Physics and std::numeric_limits<double>::epsilon()...When and why do we need it?

Question

I was just writing some code for a fairly simple physics simulation program where the user could alter gravitational acceleration and I wanted to limit the minimum gravity value to some value (to prevent 0 and negative gravity).

I ended up with something like this:

if(g_accel > 0.1) {
    g_accel -= 0.1;
}

Where g_accel is set to 1.0 at the start of the program. However it would still allow the user to go below 0.1 to a value something like 1.38778e-016. My solution to the problem was to instead check:

if(g_accel > 0.1+std::numeric_limits<double>::epsilon()) {
    g_accel -= 0.1;
}

Aside from the use of magic constants, my problem is that I have no idea why this is necessary, and, furthermore, I don't really understand why epsilon() is useful or how/when it is used.

I was also looking at some code a moment ago that looked like this:

inline void Vector2D::Normalize()
{ 
  double vector_length = this->Length();

  if (vector_length > std::numeric_limits<double>::epsilon())
  {
    this->x /= vector_length;
    this->y /= vector_length;
  }
}

What's going on with std::numeric_limits::epsilon()?

Answer 1

From the cppreference page on std::numeric_limits<T>::epsilon, std::numeric_limits<T>::epsilon() returns the smallest such T that 1 + std::numeric_limits<T>:epsilon() is not equal to 1. This value is only useful if std::numeric_limits<T>::is_integer() returns false. The name for this value is the machine epsilon.

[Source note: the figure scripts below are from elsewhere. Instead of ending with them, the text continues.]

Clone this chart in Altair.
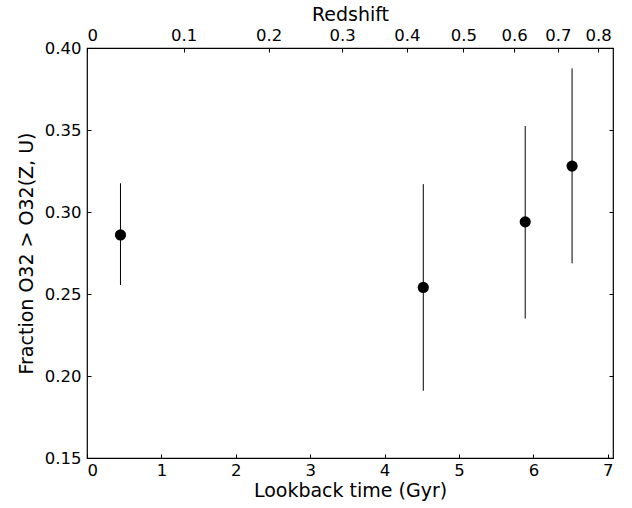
import altair as alt
import pandas as pd

# Data
lookback = [0.45, 4.52, 5.89, 6.52]
fraction = [0.286, 0.254, 0.294, 0.328]
err_low = [0.2555, 0.191, 0.235, 0.2687]
err_high = [0.3175, 0.317, 0.3524, 0.3876]

# Top axis: redshift tick labels and their lookback-time positions
redshift_labels = ["0", "0.1", "0.2", "0.3", "0.4", "0.5", "0.6", "0.7", "0.8"]
redshift_pos = [0.0, 1.30, 2.44, 3.43, 4.30, 5.06, 5.74, 6.33, 6.87]

x_ticks = [0, 1, 2, 3, 4, 5, 6, 7]
y_ticks = [0.15, 0.20, 0.25, 0.30, 0.35, 0.40]

X_DOMAIN = [0, 7.07]
Y_DOMAIN = [0.15, 0.40]
FONT = "DejaVu Sans"
TICK = 4

df = pd.DataFrame({"t": lookback, "f": fraction, "lo": err_low, "hi": err_high})
top_df = pd.DataFrame({"t": redshift_pos, "f": [0.15] * len(redshift_pos)})

xscale = alt.Scale(domain=X_DOMAIN, nice=False, zero=False)
yscale = alt.Scale(domain=Y_DOMAIN, nice=False, zero=False)

x_axis = alt.Axis(values=x_ticks, format="d", orient="bottom", offset=-TICK, tickSize=TICK,
                  domain=False, grid=False, labelPadding=4, title="Lookback time (Gyr)",
                  titlePadding=3)
y_axis = alt.Axis(values=y_ticks, format=".2f", orient="left", offset=-TICK, tickSize=TICK,
                  domain=False, grid=False, labelPadding=6, title="Fraction O32 > O32(Z, U)",
                  titlePadding=8)

bars = alt.Chart(df).mark_rule(color="black", strokeWidth=1).encode(
    x=alt.X("t:Q", scale=xscale, axis=x_axis),
    y=alt.Y("lo:Q", scale=yscale, axis=y_axis),
    y2="hi:Q",
)
points = alt.Chart(df).mark_circle(color="black", size=125, opacity=1).encode(
    x=alt.X("t:Q", scale=xscale, axis=x_axis),
    y=alt.Y("f:Q", scale=yscale, axis=y_axis),
)

arr_pos = "[" + ",".join(str(v) for v in redshift_pos) + "]"
arr_lab = "[" + ",".join("'" + s + "'" for s in redshift_labels) + "]"
label_expr = f"{arr_lab}[indexof({arr_pos}, datum.value)]"

top = alt.Chart(top_df).mark_point(opacity=0).encode(
    x=alt.X("t:Q", scale=xscale,
            axis=alt.Axis(values=redshift_pos, orient="top", offset=-TICK, tickSize=TICK,
                          domain=False, grid=False, labelPadding=5, labelExpr=label_expr,
                          title="Redshift", titlePadding=3)),
    y=alt.Y("f:Q", scale=yscale,
            axis=alt.Axis(values=y_ticks, orient="right", offset=-TICK, tickSize=TICK,
                          domain=False, grid=False, labels=False, title=None)),
)

chart = alt.layer(alt.layer(bars, points), top).resolve_scale(
    x="independent", y="independent"
).properties(
    width=526, height=410,
    autosize=alt.AutoSizeParams(type="none"),
    padding={"left": 87, "top": 48, "right": 19, "bottom": 50},
    background="white",
).configure_view(
    stroke="black", strokeWidth=1.2
).configure_axis(
    labelFont=FONT, titleFont=FONT, labelFontSize=16.5, titleFontSize=19,
    titleFontWeight="normal", labelColor="black", titleColor="black",
    tickColor="black", tickWidth=1,
)

chart.save("out.html", embed_options={"renderer": "svg", "actions": False})
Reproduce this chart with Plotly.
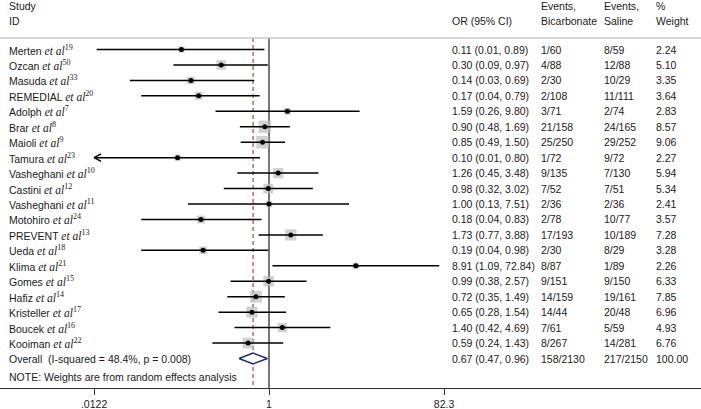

Because the representation of floating point numbers results in bigger gaps between representable numbers as the numbers get farther away from 0 on the number line, the return value of epsilon() needs to be scaled to work with the result. Real Time Collision Detection by Christer Ericson describes some of the math behind the scaling. The recommendation he suggests in his book is that the epsilon value that should be used when performing floating point equality checks should be the square root of the machine epsilon.

Bruce Dawson's blog series, which I linked to above, is a great resource for learning about the complexities of floating point arithmetic. I highly recommend reading all of the posts in the series if you'd like to continue implementing physics simulations.